:: Data provided

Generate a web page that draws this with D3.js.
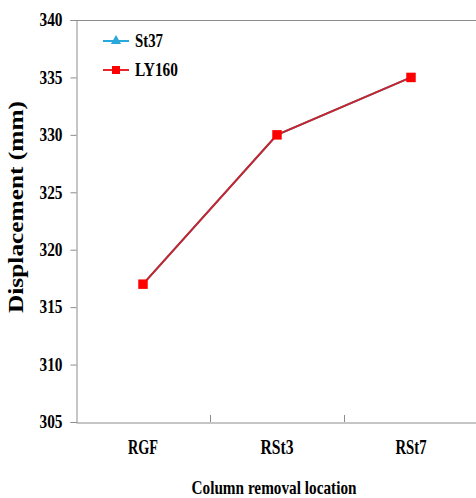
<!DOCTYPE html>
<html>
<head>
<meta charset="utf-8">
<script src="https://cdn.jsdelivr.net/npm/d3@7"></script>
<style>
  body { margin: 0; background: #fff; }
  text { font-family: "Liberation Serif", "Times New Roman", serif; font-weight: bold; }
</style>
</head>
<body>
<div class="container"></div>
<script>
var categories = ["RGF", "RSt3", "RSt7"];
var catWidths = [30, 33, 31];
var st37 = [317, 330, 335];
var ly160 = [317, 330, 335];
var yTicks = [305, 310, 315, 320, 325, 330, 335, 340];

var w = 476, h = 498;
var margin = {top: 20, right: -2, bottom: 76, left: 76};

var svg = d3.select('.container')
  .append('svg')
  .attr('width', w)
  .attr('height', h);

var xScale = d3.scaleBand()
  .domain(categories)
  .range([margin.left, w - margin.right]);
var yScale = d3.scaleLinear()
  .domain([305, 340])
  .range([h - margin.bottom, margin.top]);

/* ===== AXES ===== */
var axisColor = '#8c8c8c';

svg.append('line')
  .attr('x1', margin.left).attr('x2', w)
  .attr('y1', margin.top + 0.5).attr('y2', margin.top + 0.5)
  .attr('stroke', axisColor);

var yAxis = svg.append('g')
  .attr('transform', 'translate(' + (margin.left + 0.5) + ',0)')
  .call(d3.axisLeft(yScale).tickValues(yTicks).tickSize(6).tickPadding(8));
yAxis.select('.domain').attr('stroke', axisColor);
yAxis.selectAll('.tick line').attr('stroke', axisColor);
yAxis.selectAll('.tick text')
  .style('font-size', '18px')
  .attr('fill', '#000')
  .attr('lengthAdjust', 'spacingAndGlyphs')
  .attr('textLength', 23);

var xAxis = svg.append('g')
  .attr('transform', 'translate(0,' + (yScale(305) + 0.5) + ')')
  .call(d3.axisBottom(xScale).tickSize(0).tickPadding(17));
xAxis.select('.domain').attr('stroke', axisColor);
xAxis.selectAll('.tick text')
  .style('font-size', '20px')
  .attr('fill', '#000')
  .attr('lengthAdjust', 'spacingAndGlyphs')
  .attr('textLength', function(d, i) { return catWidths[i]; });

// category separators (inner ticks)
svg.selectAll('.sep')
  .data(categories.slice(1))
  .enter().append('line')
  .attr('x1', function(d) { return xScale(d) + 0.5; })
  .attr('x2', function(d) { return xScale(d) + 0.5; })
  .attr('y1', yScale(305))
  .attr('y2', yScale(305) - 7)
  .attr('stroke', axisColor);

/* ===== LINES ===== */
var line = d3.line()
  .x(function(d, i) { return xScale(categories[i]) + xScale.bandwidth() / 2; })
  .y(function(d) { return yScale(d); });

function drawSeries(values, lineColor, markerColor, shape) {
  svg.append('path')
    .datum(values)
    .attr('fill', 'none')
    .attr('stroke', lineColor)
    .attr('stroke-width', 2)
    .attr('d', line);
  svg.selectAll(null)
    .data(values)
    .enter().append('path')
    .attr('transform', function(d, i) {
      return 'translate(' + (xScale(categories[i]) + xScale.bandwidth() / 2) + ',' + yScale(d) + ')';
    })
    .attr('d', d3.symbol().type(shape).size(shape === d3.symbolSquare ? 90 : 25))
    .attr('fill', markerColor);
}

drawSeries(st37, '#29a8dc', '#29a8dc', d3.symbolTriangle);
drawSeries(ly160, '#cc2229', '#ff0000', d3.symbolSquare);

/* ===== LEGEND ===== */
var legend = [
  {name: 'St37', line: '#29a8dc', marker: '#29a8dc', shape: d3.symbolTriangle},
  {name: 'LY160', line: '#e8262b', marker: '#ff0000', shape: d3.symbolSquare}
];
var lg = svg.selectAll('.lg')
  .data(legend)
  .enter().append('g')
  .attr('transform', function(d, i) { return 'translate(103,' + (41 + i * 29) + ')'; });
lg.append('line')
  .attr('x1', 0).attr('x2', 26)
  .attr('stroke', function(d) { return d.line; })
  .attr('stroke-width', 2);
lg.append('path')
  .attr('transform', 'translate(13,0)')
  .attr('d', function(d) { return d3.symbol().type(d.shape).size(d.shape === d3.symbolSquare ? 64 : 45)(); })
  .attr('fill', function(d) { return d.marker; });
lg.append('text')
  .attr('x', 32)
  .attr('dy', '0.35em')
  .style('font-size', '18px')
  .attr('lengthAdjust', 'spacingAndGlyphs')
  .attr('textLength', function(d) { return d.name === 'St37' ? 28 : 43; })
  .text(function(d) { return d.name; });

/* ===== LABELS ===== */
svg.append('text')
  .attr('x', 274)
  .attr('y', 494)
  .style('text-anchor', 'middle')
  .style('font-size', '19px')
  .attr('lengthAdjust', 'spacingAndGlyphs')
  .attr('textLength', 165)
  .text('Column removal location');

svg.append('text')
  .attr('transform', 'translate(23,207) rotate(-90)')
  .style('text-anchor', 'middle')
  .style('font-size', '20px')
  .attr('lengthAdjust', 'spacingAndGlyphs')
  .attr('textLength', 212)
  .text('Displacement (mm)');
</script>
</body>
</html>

::::

* [What this task involves]: Write the lines above out again exactly, without any of their pictures.

* [The reply]:
Generate a web page that draws this with D3.js.
<!DOCTYPE html>
<html>
<head>
<meta charset="utf-8">
<script src="https://cdn.jsdelivr.net/npm/d3@7"></script>
<style>
  body { margin: 0; background: #fff; }
  text { font-family: "Liberation Serif", "Times New Roman", serif; font-weight: bold; }
</style>
</head>
<body>
<div class="container"></div>
<script>
var categories = ["RGF", "RSt3", "RSt7"];
var catWidths = [30, 33, 31];
var st37 = [317, 330, 335];
var ly160 = [317, 330, 335];
var yTicks = [305, 310, 315, 320, 325, 330, 335, 340];

var w = 476, h = 498;
var margin = {top: 20, right: -2, bottom: 76, left: 76};

var svg = d3.select('.container')
  .append('svg')
  .attr('width', w)
  .attr('height', h);

var xScale = d3.scaleBand()
  .domain(categories)
  .range([margin.left, w - margin.right]);
var yScale = d3.scaleLinear()
  .domain([305, 340])
  .range([h - margin.bottom, margin.top]);

/* ===== AXES ===== */
var axisColor = '#8c8c8c';

svg.append('line')
  .attr('x1', margin.left).attr('x2', w)
  .attr('y1', margin.top + 0.5).attr('y2', margin.top + 0.5)
  .attr('stroke', axisColor);

var yAxis = svg.append('g')
  .attr('transform', 'translate(' + (margin.left + 0.5) + ',0)')
  .call(d3.axisLeft(yScale).tickValues(yTicks).tickSize(6).tickPadding(8));
yAxis.select('.domain').attr('stroke', axisColor);
yAxis.selectAll('.tick line').attr('stroke', axisColor);
yAxis.selectAll('.tick text')
  .style('font-size', '18px')
  .attr('fill', '#000')
  .attr('lengthAdjust', 'spacingAndGlyphs')
  .attr('textLength', 23);

var xAxis = svg.append('g')
  .attr('transform', 'translate(0,' + (yScale(305) + 0.5) + ')')
  .call(d3.axisBottom(xScale).tickSize(0).tickPadding(17));
xAxis.select('.domain').attr('stroke', axisColor);
xAxis.selectAll('.tick text')
  .style('font-size', '20px')
  .attr('fill', '#000')
  .attr('lengthAdjust', 'spacingAndGlyphs')
  .attr('textLength', function(d, i) { return catWidths[i]; });

// category separators (inner ticks)
svg.selectAll('.sep')
  .data(categories.slice(1))
  .enter().append('line')
  .attr('x1', function(d) { return xScale(d) + 0.5; })
  .attr('x2', function(d) { return xScale(d) + 0.5; })
  .attr('y1', yScale(305))
  .attr('y2', yScale(305) - 7)
  .attr('stroke', axisColor);

/* ===== LINES ===== */
var line = d3.line()
  .x(function(d, i) { return xScale(categories[i]) + xScale.bandwidth() / 2; })
  .y(function(d) { return yScale(d); });

function drawSeries(values, lineColor, markerColor, shape) {
  svg.append('path')
    .datum(values)
    .attr('fill', 'none')
    .attr('stroke', lineColor)
    .attr('stroke-width', 2)
    .attr('d', line);
  svg.selectAll(null)
    .data(values)
    .enter().append('path')
    .attr('transform', function(d, i) {
      return 'translate(' + (xScale(categories[i]) + xScale.bandwidth() / 2) + ',' + yScale(d) + ')';
    })
    .attr('d', d3.symbol().type(shape).size(shape === d3.symbolSquare ? 90 : 25))
    .attr('fill', markerColor);
}

drawSeries(st37, '#29a8dc', '#29a8dc', d3.symbolTriangle);
drawSeries(ly160, '#cc2229', '#ff0000', d3.symbolSquare);

/* ===== LEGEND ===== */
var legend = [
  {name: 'St37', line: '#29a8dc', marker: '#29a8dc', shape: d3.symbolTriangle},
  {name: 'LY160', line: '#e8262b', marker: '#ff0000', shape: d3.symbolSquare}
];
var lg = svg.selectAll('.lg')
  .data(legend)
  .enter().append('g')
  .attr('transform', function(d, i) { return 'translate(103,' + (41 + i * 29) + ')'; });
lg.append('line')
  .attr('x1', 0).attr('x2', 26)
  .attr('stroke', function(d) { return d.line; })
  .attr('stroke-width', 2);
lg.append('path')
  .attr('transform', 'translate(13,0)')
  .attr('d', function(d) { return d3.symbol().type(d.shape).size(d.shape === d3.symbolSquare ? 64 : 45)(); })
  .attr('fill', function(d) { return d.marker; });
lg.append('text')
  .attr('x', 32)
  .attr('dy', '0.35em')
  .style('font-size', '18px')
  .attr('lengthAdjust', 'spacingAndGlyphs')
  .attr('textLength', function(d) { return d.name === 'St37' ? 28 : 43; })
  .text(function(d) { return d.name; });

/* ===== LABELS ===== */
svg.append('text')
  .attr('x', 274)
  .attr('y', 494)
  .style('text-anchor', 'middle')
  .style('font-size', '19px')
  .attr('lengthAdjust', 'spacingAndGlyphs')
  .attr('textLength', 165)
  .text('Column removal location');

svg.append('text')
  .attr('transform', 'translate(23,207) rotate(-90)')
  .style('text-anchor', 'middle')
  .style('font-size', '20px')
  .attr('lengthAdjust', 'spacingAndGlyphs')
  .attr('textLength', 212)
  .text('Displacement (mm)');
</script>
</body>
</html>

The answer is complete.